### The task
Find "Reproduce this diagram with TikZ." in the material, then return exactly the line containing it and all lines after it to the end, leaving out pictures.

Entries from a dataset:
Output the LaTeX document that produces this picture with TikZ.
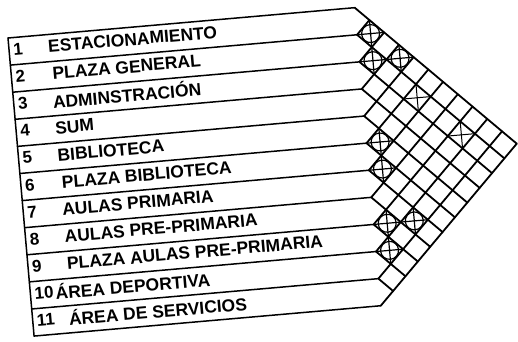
\documentclass[tikz,border=0pt]{standalone}
\usepackage{fontspec}
\setmainfont{Liberation Sans}
\usetikzlibrary{positioning}

\begin{document}
\begin{tikzpicture}[x=1pt, y=-1pt,
  contorno/.style={line width=1.5pt, line join=round, line cap=round},
  malla/.style={line width=1.8pt, line cap=round},
  numero/.style={anchor=west, inner sep=0pt, font=\bfseries\fontsize{17}{17}\selectfont},
  nombre/.style={anchor=west, inner sep=0pt, font=\bfseries\fontsize{17.5}{17}\selectfont},
  fuerte/.style={line width=1.2pt},
  media/.style={line width=1pt},
]
\useasboundingbox (0,0) rectangle (518,341);
\begin{scope}[shift={(8,38)}, rotate=5, transform shape]
\def\ancho{348}
\def\alto{27.2}
% filas
\draw[contorno] (0,0) -- (0,11*\alto);
\foreach \k in {0,...,11}
  \draw[contorno] (0,\k*\alto) -- (\ancho,\k*\alto);
% matriz
\foreach \i in {0,...,10}
  \draw[malla] (\ancho,\i*\alto) -- ++({(11-\i)*\alto/2},{(11-\i)*\alto/2});
\foreach \j in {1,...,11}
  \draw[malla] (\ancho,\j*\alto) -- ++({\j*\alto/2},{-\j*\alto/2});
% nombres
\foreach \k/\x/\txt in {1/39/ESTACIONAMIENTO, 2/41/PLAZA GENERAL,
    3/39/ADMINSTRACIÓN, 4/39/SUM, 5/39/BIBLIOTECA, 6/41/PLAZA BIBLIOTECA,
    7/39/AULAS PRIMARIA, 8/39/AULAS PRE-PRIMARIA,
    9/39/PLAZA AULAS PRE-PRIMARIA, 10/25/ÁREA DEPORTIVA,
    11/36/ÁREA DE SERVICIOS} {
  \node[numero] (n\k) at (4,{(\k-0.55)*\alto}) {\k};
  \node[nombre] (t\k) at (\x,{(\k-0.55)*\alto}) {\txt};
}
% relaciones
\foreach \a/\b in {1/2, 2/3, 1/4, 5/6, 6/7, 8/9, 9/10, 7/10} {
  \pgfmathsetmacro\cx{\ancho+(\b-\a)*\alto/2}
  \pgfmathsetmacro\cy{(\a+\b-1)*\alto/2}
  \draw[fuerte] (\cx,\cy) circle[radius=9pt];
  \draw[fuerte] (\cx-\alto/2,\cy) -- (\cx+\alto/2,\cy)
    (\cx,\cy-\alto/2) -- (\cx,\cy+\alto/2);
}
\foreach \a/\b in {2/6, 2/9} {
  \pgfmathsetmacro\cx{\ancho+(\b-\a)*\alto/2}
  \pgfmathsetmacro\cy{(\a+\b-1)*\alto/2}
  \draw[media] (\cx-\alto/2,\cy) -- (\cx+\alto/2,\cy)
    (\cx,\cy-\alto/2) -- (\cx,\cy+\alto/2);
}
\end{scope}
\end{tikzpicture}
\end{document}
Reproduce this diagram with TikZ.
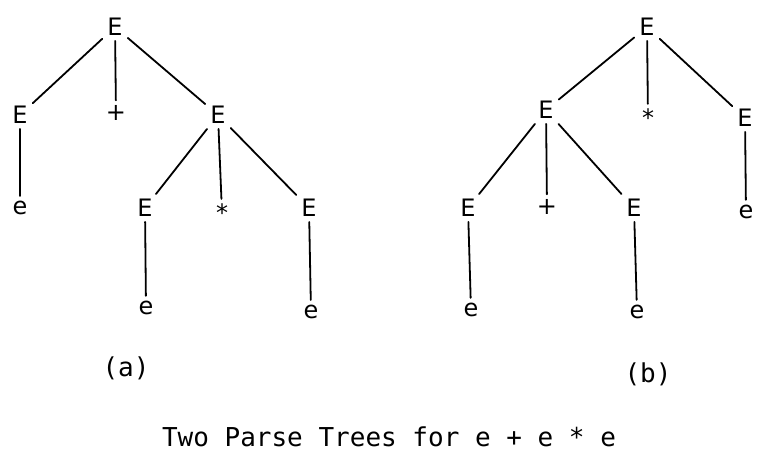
\documentclass[tikz,border=0pt]{standalone}
\usepackage{fontspec}
\setmainfont{DejaVu Sans}
\newfontfamily\capfont{DejaVu Sans Mono}
\usetikzlibrary{positioning}

\begin{document}
\begin{tikzpicture}[x=1pt,y=-1pt,
      sym/.style={inner sep=5pt, font=\fontsize{24}{26}\selectfont},
      lbl/.style={font=\capfont\fontsize{26}{28}\selectfont},
      edge/.style={line width=1.8pt, line cap=round}]
      \useasboundingbox (0,0) rectangle (766,462);

      % Tree (a): E -> E + E, right E -> E * E
      \node[sym] (a0) at (115,27) {E};
      \node[sym] (a1) at (20,115) {E};
      \node[sym] (a2) at (116,113) {+};
      \node[sym] (a3) at (218,115) {E};
      \node[sym] (a4) at (20,208) {e};
      \node[sym] (a5) at (145,208) {E};
      \node[sym] (a6) at (222,213) {*};
      \node[sym] (a7) at (309,208) {E};
      \node[sym] (a8) at (146,308) {e};
      \node[sym] (a9) at (311,312) {e};
      \foreach \p/\c in {a0/a1,a0/a2,a0/a3,a1/a4,a3/a5,a3/a6,a3/a7,a5/a8,a7/a9}
        \draw[edge] (\p) -- (\c);
      \node[lbl] (capa) at (126,368) {(a)};

      % Tree (b): E -> E * E, left E -> E + E
      \node[sym] (b0) at (647,27) {E};
      \node[sym] (b1) at (546,110) {E};
      \node[sym] (b2) at (648,118) {*};
      \node[sym] (b3) at (745,118) {E};
      \node[sym] (b4) at (468,208) {E};
      \node[sym] (b5) at (547,207) {+};
      \node[sym] (b6) at (634,208) {E};
      \node[sym] (b7) at (746,212) {e};
      \node[sym] (b8) at (471,310) {e};
      \node[sym] (b9) at (637,312) {e};
      \foreach \p/\c in {b0/b1,b0/b2,b0/b3,b1/b4,b1/b5,b1/b6,b3/b7,b4/b8,b6/b9}
        \draw[edge] (\p) -- (\c);
      \node[lbl] (capb) at (648,374) {(b)};

      \node[lbl] (title) at (389,437) {Two Parse Trees for e + e * e};
\end{tikzpicture}
\end{document}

### Task solution
Reproduce this diagram with TikZ.
\documentclass[tikz,border=0pt]{standalone}
\usepackage{fontspec}
\setmainfont{DejaVu Sans}
\newfontfamily\capfont{DejaVu Sans Mono}
\usetikzlibrary{positioning}

\begin{document}
\begin{tikzpicture}[x=1pt,y=-1pt,
      sym/.style={inner sep=5pt, font=\fontsize{24}{26}\selectfont},
      lbl/.style={font=\capfont\fontsize{26}{28}\selectfont},
      edge/.style={line width=1.8pt, line cap=round}]
      \useasboundingbox (0,0) rectangle (766,462);

      % Tree (a): E -> E + E, right E -> E * E
      \node[sym] (a0) at (115,27) {E};
      \node[sym] (a1) at (20,115) {E};
      \node[sym] (a2) at (116,113) {+};
      \node[sym] (a3) at (218,115) {E};
      \node[sym] (a4) at (20,208) {e};
      \node[sym] (a5) at (145,208) {E};
      \node[sym] (a6) at (222,213) {*};
      \node[sym] (a7) at (309,208) {E};
      \node[sym] (a8) at (146,308) {e};
      \node[sym] (a9) at (311,312) {e};
      \foreach \p/\c in {a0/a1,a0/a2,a0/a3,a1/a4,a3/a5,a3/a6,a3/a7,a5/a8,a7/a9}
        \draw[edge] (\p) -- (\c);
      \node[lbl] (capa) at (126,368) {(a)};

      % Tree (b): E -> E * E, left E -> E + E
      \node[sym] (b0) at (647,27) {E};
      \node[sym] (b1) at (546,110) {E};
      \node[sym] (b2) at (648,118) {*};
      \node[sym] (b3) at (745,118) {E};
      \node[sym] (b4) at (468,208) {E};
      \node[sym] (b5) at (547,207) {+};
      \node[sym] (b6) at (634,208) {E};
      \node[sym] (b7) at (746,212) {e};
      \node[sym] (b8) at (471,310) {e};
      \node[sym] (b9) at (637,312) {e};
      \foreach \p/\c in {b0/b1,b0/b2,b0/b3,b1/b4,b1/b5,b1/b6,b3/b7,b4/b8,b6/b9}
        \draw[edge] (\p) -- (\c);
      \node[lbl] (capb) at (648,374) {(b)};

      \node[lbl] (title) at (389,437) {Two Parse Trees for e + e * e};
\end{tikzpicture}
\end{document}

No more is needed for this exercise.